I wanted her to go into depth about her upcoming project and whatever other big plans she may have within the next 1-2 years.

“Within the year, I want to have more music, I’m more into the artist portion of my life right now, so I’m taking this time to really show people what I’ll have to offer… I want to expand and continue to make my mark to show everyone this idea I’ve had for such a long time… I’m just ready to put myself out there after becoming proud of what I make.”  

I couldn’t help but ponder and ask her route for house music since Seattle is viewed as a bass capital.

“Honestly, from my understanding house music has been around for a while and it always comes back and forth. It is ALWAYS there, there’s always a loyal fanbase and I haven’t had any critiques for not playing bass music. I’ve played everywhere I’ve played sticking to techno house and I’m excited that places that are bigger will let me play MY music. I don’t have to play stuff just because it’s what is currently considered the norm. I’m not doing this for anyone else but myself, regardless of whether bass shows may be more packed. We have a huge house music community here in Seattle. When the clubs bring house music it almost always sells out! There IS a stigma in the sense people will say ‘Oh well house music isn’t as good as bass music’ or ‘It’s just not as popular here’ but I always disagree because it has always been big and the demand for it is always there!” 

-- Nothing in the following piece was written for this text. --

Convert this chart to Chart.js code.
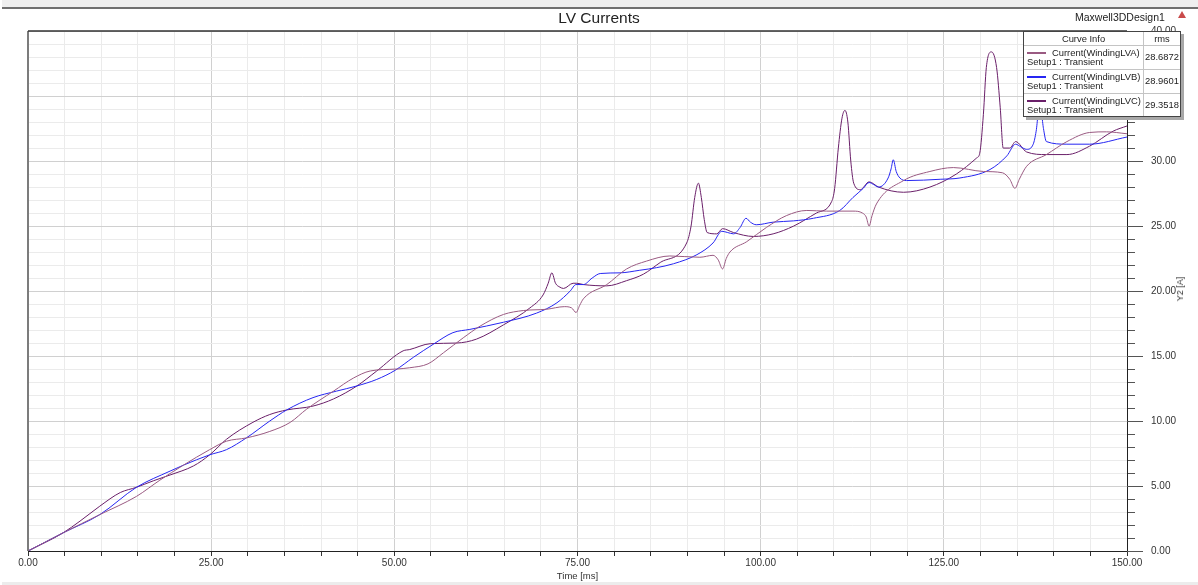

This led our discussion toward Seattle’s gay culture as there has been a stigma surrounding the idea that house music is only comparable in popularity to bass music due to Seattle’s large gay population. 

“I don’t think it’s ignorant because it [house music] was really pushed forward by gay clubs and their culture. And that’s not a bad thing because it comes with the support of ‘you can be yourself here’ and ‘you don’t have to be scared of those around you’. From the house shows I’ve been to everyone has always been super accepting, and I mean that for everyone, not just the gay community. For instance, I’ve gone to the Dirty Bird Campout and everyone there is being a fool the entire weekend! They bring stuff to do and give each other gifts and it’s so supportive and loving, I think that’s helped me a lot! I feel there is a lot of individuality that gay culture has brought for both those who are queer and those who are straight. That’s what I feel like is so amazing about it, is that although it could be viewed as a generalization – if it is true then that’s great! It’s about being yourself and there is NOTHING wrong with that!”

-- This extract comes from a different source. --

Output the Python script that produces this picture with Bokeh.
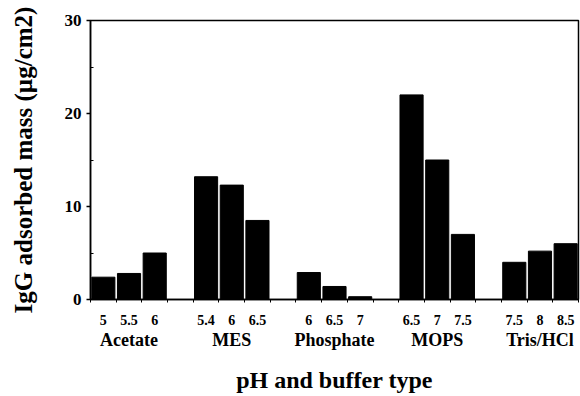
from bokeh.plotting import figure
from bokeh.models import Range1d, FixedTicker, LinearAxis
from bokeh.embed import file_html
from bokeh.resources import INLINE

buffers = ["Acetate", "MES", "Phosphate", "MOPS", "Tris/HCl"]
ph_labels = [["5", "5.5", "6"], ["5.4", "6", "6.5"], ["6", "6.5", "7"],
             ["6.5", "7", "7.5"], ["7.5", "8", "8.5"]]
igg_mass = [[2.4, 2.8, 5.0], [13.2, 12.3, 8.5], [2.9, 1.4, 0.3],
            [22.0, 15.0, 7.0], [4.0, 5.2, 6.0]]
y_ticks = [0, 10, 20, 30]
y_minor = [5, 15, 25]

FONT = "Liberation Serif"
slots_per_group = 4  # 3 bars + 1 gap slot

xs, tops, ph_over = [], [], {}
for g, (labs, vals) in enumerate(zip(ph_labels, igg_mass)):
    for i, (lab, v) in enumerate(zip(labs, vals)):
        x = g * slots_per_group + i + 0.5
        xs.append(x)
        tops.append(v)
        ph_over[x] = lab
group_centers = [g * slots_per_group + 1.5 for g in range(len(buffers))]
buf_over = {c: b for c, b in zip(group_centers, buffers)}
n_slots = len(buffers) * slots_per_group - 1
boundaries = list(range(0, n_slots + 1))

p = figure(width=580, height=396, output_backend="svg", toolbar_location=None,
           x_range=Range1d(0, n_slots), y_range=Range1d(0, 30),
           x_axis_location=None,
           min_border_left=90, min_border_right=2, min_border_top=20,
           min_border_bottom=97)
p.grid.visible = False
p.outline_line_color = "black"
p.outline_line_width = 1.5
p.background_fill_color = "white"
p.border_fill_color = "white"

p.vbar(x=xs, top=tops, width=0.9, color="black")

ya = p.yaxis[0]
ya.ticker = FixedTicker(ticks=y_ticks, minor_ticks=y_minor)
ya.major_tick_out = 4
ya.major_tick_in = 0
ya.minor_tick_out = 0
ya.minor_tick_in = 3
ya.axis_line_width = 1.5
ya.major_tick_line_width = 1.5
ya.major_label_standoff = 5
ya.major_label_text_font = FONT
ya.major_label_text_font_style = "bold"
ya.major_label_text_font_size = "17px"
ya.major_label_text_color = "black"
ya.axis_label = "IgG adsorbed mass (µg/cm2)"
ya.axis_label_text_font = FONT
ya.axis_label_text_font_style = "bold"
ya.axis_label_text_font_size = "25px"
ya.axis_label_text_color = "black"
ya.axis_label_standoff = 25

ax_ph = LinearAxis(ticker=FixedTicker(ticks=xs, minor_ticks=boundaries),
                   major_label_overrides=ph_over)
ax_ph.major_tick_out = 0
ax_ph.major_tick_in = 0
ax_ph.minor_tick_out = 3
ax_ph.minor_tick_in = 0
ax_ph.axis_line_width = 1.5
ax_ph.major_label_standoff = 12
ax_ph.major_label_text_font = FONT
ax_ph.major_label_text_font_style = "bold"
ax_ph.major_label_text_font_size = "14px"
ax_ph.major_label_text_color = "black"

ax_buf = LinearAxis(ticker=FixedTicker(ticks=group_centers, minor_ticks=[]),
                    major_label_overrides=buf_over)
ax_buf.axis_line_color = None
ax_buf.major_tick_line_color = None
ax_buf.minor_tick_line_color = None
ax_buf.major_tick_out = 0
ax_buf.major_tick_in = 0
ax_buf.major_label_standoff = 2
ax_buf.major_label_text_font = FONT
ax_buf.major_label_text_font_style = "bold"
ax_buf.major_label_text_font_size = "18px"
ax_buf.major_label_text_color = "black"
ax_buf.axis_label = "pH and buffer type"
ax_buf.axis_label_text_font = FONT
ax_buf.axis_label_text_font_style = "bold"
ax_buf.axis_label_text_font_size = "24px"
ax_buf.axis_label_text_color = "black"
ax_buf.axis_label_standoff = 14

p.add_layout(ax_ph, "below")
p.add_layout(ax_buf, "below")

open("out.html", "w").write(file_html(p, INLINE))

Having covered how she believed the positive reinforcement of the community put house music where it is today, I wanted to know how she thought EDM (including her own music) would evolve into next.

“I think about how big shows are right now and I HOPE it gets bigger than this, but I can’t imagine it getting any bigger. We’ve reached a peak point of popularity and I hope it’s where we stay. It is also an opportunity thing, so I hope I can get to that point where I can be a fulltime artist. I’m not trying to be rich or famous, I just want to be able to live doing this, what I love. If I did this making the same amount of money than I am right now – living paycheck to paycheck – I would be happy with that as long as it meant that I still get to do this. It is really cool to see the growth of an artist, so I hope I can do something good for those who want that for me… One day I hope I can pay my parents back for all they’ve done for me as well as all the people who were able to bring me to where I am today… I couldn’t have done this without my friends or family, the Frida K project isn’t just me, it is an entire community.”

These strong words had her continue to name off music throughout the generations that inspired her project. From The Chemical Brothers and Daft Punk to Porter Robinson’s “The Wild Cat” and “Say My Name”. She always felt excitement every time that something catchy and monumental was newly brought into the electronic music genre. She hopes that moments that have made history in this genre continue to surprise us as much as they have in its past.